Gayance’s Debut EP Is A Tiny Treasure of Textures

The Montreal DJ flexes her producer muscles with a defiant collection of tracks.

by Atsushi Ikeda

It’s amazing what some artists can do in just 10 minutes. Gayance’s new three-song EP, No Toning Down, swims from one texture to the next with such errant playfulness. Packed with RnB coos, Brazilian bounce, skittery IDM beats, pounding house drums, and slinking wah guitar samples, the title seems perfect for new fans and critics alike, playing out as a promise to the former, and a stiff middle finger to the latter. In fact, the EP could just as easily have been named after its second and best track of the bunch, “Kinda Strange.” 

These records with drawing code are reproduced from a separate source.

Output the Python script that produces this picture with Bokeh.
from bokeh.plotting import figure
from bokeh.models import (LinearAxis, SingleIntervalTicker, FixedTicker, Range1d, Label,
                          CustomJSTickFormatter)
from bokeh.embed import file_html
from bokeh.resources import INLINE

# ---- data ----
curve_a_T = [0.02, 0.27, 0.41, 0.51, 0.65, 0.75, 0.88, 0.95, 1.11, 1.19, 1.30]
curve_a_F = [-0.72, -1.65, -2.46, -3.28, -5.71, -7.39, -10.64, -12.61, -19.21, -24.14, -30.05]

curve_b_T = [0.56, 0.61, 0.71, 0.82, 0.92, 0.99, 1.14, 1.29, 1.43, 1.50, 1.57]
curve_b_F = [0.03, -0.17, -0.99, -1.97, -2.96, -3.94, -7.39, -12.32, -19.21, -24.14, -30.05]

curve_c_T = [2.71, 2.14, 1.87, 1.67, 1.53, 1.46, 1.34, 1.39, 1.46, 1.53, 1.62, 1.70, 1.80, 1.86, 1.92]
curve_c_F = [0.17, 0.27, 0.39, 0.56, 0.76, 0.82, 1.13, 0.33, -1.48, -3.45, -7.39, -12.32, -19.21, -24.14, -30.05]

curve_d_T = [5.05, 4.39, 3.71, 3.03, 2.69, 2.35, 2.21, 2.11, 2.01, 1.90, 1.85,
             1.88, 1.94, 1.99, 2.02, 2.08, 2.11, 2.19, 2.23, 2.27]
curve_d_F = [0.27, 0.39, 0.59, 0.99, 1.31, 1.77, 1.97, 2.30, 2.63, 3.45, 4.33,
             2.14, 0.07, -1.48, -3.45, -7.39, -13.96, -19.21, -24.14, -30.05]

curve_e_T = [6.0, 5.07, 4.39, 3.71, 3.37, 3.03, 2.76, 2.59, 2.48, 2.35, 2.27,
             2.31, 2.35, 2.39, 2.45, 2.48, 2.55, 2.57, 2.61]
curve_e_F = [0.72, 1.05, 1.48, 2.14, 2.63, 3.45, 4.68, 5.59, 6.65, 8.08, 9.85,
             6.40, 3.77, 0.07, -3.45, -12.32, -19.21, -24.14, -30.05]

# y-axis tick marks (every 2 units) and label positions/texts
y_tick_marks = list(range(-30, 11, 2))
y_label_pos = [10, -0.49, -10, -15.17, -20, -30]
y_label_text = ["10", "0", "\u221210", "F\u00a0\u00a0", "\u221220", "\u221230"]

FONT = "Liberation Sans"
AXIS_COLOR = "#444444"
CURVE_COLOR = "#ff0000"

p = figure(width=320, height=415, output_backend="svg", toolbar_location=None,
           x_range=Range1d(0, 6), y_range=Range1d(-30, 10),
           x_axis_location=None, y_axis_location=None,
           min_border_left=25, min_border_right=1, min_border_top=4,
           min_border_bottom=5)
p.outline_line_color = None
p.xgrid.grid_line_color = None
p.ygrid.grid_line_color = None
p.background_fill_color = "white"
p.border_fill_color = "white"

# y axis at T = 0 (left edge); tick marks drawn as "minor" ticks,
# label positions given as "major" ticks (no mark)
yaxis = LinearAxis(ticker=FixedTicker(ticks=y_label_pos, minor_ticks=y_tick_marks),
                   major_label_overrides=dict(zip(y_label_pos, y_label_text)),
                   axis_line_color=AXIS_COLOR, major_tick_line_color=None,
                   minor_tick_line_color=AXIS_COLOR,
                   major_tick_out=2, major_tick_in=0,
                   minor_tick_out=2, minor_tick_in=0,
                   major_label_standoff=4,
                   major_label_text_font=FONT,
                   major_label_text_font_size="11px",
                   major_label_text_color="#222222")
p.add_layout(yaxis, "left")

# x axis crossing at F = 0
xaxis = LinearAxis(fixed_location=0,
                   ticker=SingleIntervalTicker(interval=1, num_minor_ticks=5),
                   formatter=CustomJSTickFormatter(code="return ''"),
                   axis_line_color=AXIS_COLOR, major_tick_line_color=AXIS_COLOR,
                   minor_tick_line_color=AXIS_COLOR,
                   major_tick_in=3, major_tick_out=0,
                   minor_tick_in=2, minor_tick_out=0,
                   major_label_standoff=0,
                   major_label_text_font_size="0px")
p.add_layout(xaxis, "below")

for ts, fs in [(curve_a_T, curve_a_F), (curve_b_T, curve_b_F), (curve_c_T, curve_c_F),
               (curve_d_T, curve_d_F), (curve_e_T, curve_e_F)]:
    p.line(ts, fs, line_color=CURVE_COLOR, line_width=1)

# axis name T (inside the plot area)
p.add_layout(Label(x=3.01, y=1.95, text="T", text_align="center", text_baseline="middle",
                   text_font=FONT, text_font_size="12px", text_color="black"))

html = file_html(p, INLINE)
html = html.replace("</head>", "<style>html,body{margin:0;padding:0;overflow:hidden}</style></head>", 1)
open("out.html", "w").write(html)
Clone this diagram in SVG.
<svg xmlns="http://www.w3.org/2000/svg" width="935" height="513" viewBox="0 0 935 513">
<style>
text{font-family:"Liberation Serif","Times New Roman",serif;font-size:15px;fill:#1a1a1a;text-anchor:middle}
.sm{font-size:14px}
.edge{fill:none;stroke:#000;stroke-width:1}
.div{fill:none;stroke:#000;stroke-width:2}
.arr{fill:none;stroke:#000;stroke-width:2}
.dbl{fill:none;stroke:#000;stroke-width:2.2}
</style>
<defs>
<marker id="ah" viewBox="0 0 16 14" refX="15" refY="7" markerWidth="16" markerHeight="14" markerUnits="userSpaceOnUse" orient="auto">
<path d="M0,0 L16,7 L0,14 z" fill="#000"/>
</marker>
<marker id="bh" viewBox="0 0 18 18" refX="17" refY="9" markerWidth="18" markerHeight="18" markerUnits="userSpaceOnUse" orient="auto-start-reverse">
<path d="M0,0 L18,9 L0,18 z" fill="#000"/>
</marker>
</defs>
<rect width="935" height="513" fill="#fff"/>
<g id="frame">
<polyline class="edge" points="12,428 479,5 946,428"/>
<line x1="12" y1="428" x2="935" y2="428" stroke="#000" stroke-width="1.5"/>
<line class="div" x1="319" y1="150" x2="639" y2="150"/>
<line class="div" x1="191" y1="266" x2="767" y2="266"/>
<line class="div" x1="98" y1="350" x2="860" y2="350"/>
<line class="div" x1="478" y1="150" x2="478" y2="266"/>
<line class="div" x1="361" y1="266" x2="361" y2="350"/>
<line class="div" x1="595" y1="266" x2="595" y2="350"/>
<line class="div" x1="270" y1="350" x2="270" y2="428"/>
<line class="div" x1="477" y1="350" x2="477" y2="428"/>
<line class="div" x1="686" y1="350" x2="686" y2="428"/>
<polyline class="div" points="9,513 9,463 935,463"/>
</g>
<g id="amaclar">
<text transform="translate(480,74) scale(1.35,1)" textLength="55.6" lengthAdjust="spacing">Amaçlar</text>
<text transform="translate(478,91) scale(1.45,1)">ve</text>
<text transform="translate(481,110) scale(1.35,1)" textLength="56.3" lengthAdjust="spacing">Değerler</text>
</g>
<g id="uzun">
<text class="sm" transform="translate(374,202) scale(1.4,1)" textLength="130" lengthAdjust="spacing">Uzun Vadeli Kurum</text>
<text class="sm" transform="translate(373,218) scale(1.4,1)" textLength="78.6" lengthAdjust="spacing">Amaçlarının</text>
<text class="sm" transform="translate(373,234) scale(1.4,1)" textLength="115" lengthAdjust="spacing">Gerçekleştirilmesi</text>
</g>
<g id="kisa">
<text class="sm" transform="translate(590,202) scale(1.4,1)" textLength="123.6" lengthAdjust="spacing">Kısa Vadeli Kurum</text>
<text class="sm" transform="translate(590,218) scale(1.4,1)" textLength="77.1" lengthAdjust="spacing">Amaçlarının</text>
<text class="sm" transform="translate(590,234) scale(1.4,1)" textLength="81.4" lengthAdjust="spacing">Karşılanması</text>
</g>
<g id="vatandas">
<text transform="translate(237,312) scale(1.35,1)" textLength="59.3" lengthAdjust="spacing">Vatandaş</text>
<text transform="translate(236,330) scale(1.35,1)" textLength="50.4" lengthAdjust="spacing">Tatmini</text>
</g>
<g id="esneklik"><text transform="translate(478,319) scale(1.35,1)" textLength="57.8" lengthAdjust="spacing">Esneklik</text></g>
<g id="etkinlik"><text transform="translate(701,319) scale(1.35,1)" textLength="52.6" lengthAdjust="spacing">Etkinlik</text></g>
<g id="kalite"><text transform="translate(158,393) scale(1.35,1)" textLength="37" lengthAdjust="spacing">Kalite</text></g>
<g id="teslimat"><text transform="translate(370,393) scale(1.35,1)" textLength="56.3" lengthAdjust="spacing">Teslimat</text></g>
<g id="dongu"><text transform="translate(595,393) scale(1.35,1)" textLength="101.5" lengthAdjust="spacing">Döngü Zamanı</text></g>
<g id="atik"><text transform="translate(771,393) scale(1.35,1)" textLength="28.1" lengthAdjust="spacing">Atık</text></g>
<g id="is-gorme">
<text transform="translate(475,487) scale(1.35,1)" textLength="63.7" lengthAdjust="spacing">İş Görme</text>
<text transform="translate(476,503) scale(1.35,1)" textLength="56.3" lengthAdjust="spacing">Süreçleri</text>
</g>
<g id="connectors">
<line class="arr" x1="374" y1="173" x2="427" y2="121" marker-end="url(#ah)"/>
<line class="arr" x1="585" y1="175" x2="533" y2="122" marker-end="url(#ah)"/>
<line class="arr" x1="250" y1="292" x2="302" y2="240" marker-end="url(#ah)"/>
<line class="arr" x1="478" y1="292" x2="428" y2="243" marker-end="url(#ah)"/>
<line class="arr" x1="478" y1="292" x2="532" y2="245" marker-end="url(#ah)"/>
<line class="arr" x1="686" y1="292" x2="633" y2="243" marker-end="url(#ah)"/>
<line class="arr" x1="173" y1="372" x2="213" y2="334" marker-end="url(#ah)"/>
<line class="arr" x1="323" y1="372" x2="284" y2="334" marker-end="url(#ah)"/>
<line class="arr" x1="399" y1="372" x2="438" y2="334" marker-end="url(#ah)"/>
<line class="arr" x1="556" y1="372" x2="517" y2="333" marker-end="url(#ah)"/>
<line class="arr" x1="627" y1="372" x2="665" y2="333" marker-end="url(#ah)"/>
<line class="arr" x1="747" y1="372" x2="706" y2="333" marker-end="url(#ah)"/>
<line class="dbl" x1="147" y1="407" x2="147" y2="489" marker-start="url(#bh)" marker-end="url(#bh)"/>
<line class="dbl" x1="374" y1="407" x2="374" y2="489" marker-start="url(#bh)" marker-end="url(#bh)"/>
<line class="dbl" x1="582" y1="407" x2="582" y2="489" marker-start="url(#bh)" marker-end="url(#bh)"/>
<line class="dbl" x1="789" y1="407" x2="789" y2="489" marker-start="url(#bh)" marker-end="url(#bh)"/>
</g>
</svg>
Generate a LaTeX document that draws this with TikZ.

Whether it’s the low-down, kick-and-rimshot lurch of the first song “Meu Soul” or the skeletal stop-and-go beat that starts the next, the first few seconds of each lays down a centre of groove/gravity, a perfunctory pulse for Gayance to draw concentric and eccentric circles around whatever ideas might work. What about a sudden synth bass to anchor her fluid voice lost in a tangle of shakers? Or a drawn-out, haunting vocal loop set against a noodly funk guitar bit that sounds like a fill from a 70s-era Herbie Hancock record? How delightful that Gayance gives her answer over these three songs, each stylistic swerve a letter gradually spelling it out: “Why not?”